- Genre: Drama
- Based on: On Wings of Eagles by Ken Follett
- Screenplay by: Ken Follett and Sam Rolfe
- Directed by: Andrew V. McLaglen
- Starring: Burt Lancaster Richard Crenna Paul Le Mat
- Theme music composer: Laurence Rosenthal
- Countries of origin: United States Mexico
- Original languages: English Persian
- No. of episodes: 2

Production
- Executive producer: Edgar J. Scherick
- Producer: Lynn Raynor
- Production locations: Mexico City Toluca, Estado de México, Mexico
- Cinematography: Robert Steadman
- Editor: Alan Strachan
- Running time: 241 minutes
- Production companies: Edgar J. Scherick Associates Taft Entertainment Television

Original release
- Network: NBC
- Release: May 18 – May 19, 1986

= On Wings of Eagles (miniseries) =

On Wings of Eagles (also known as Teheran) is a 1986 American television miniseries starring Burt Lancaster and Richard Crenna, and directed by Andrew V. McLaglen.
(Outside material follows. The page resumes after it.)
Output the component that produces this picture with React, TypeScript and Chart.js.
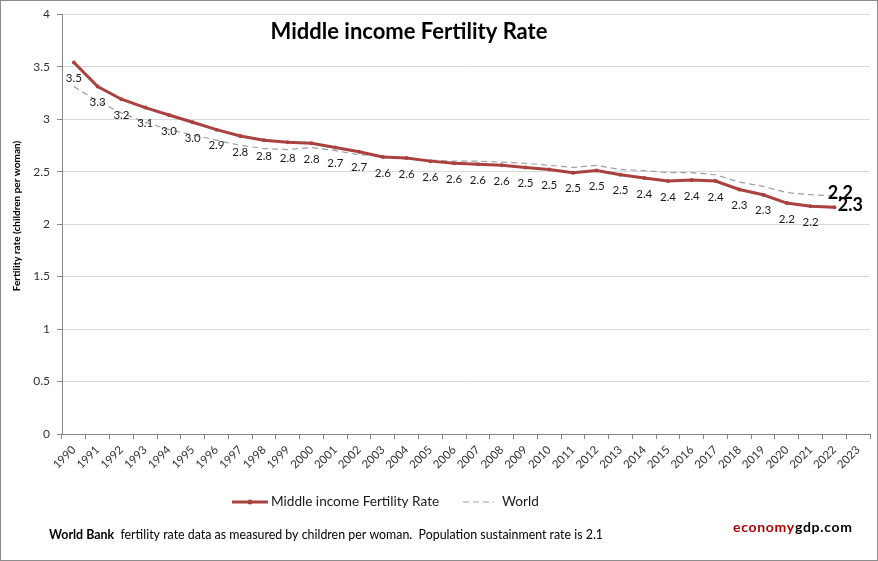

It was adapted from Ken Follett's 1983 book of the same name.

== Synopsis ==
The story is set during the Iranian Revolution (1978–1979). As Shah Mohammad Reza Pahlavi is overthrown by Ayatollah Ruhollah Khomeini in the takeover of Iran, two executives of Electronic Data Systems are arrested on false charges and then imprisoned. The head of the company, H. Ross Perot (Richard Crenna), travels to Tehran to negotiate for their release. Meanwhile, a retired US Army Special Forces Colonel, Arthur D. "Bull" Simons (Burt Lancaster), is hired by Perot to formulate a rescue plan at any cost.

== Cast ==

| Actor | Role |
|---|---|
| Burt Lancaster | Colonel Arthur D. "Bull" Simons |
| Richard Crenna | H. Ross Perot |
| Paul Le Mat | Jay Coburn |
| Louis Giambalvo | Paul Chiapparone |
| Jim Metzler | Bill Gaylord |
| Lawrence Pressman | Bill Gayden |
| Esai Morales | Rashid |
| Martin Doyle | Jim Schwebach |
| Robert Wightman | Keane Taylor |
| Cyril O'Reilly | Pat Scully |
| Bob Delegall | Ron Davis |
| William Bumiller | Rich Gallagher |
| James Sutorius | Joe Poche |
| Richard Anthony Crenna | Ross Perot Jr. |
| Constance Towers | Margot Perot |
| Karen Carlson | Ruth Chiapparone |
| Patrick Collins | John Howell |
| Roger Cudney | General Jerome O'Malley |
| Patty McCormack | Liz Coburn |
| Zevi Wolmark | Ted Maxwell |
| Kabir Bedi | Mohammad |
| Parviz Sayyad | Hossein Dadgar |
| Ellis Levinson | Henry Kissinger (voice) |

==Production==
Edgar Scherick sold the mini series to NBC. He said the paid nearly $1 million for Burt Lancaster, recalling "Burt had just had a bipass operation. I had to pay a big premium for insurance for him. We finished the picture on a mountain near Mexico City and I was concerned about the thinness of the air. I brought an ambulance and doctor in on a 24-hour basis. And he was fine."

==Awards==

The miniseries was nominated for Outstanding Miniseries at the 38th Primetime Emmy Awards.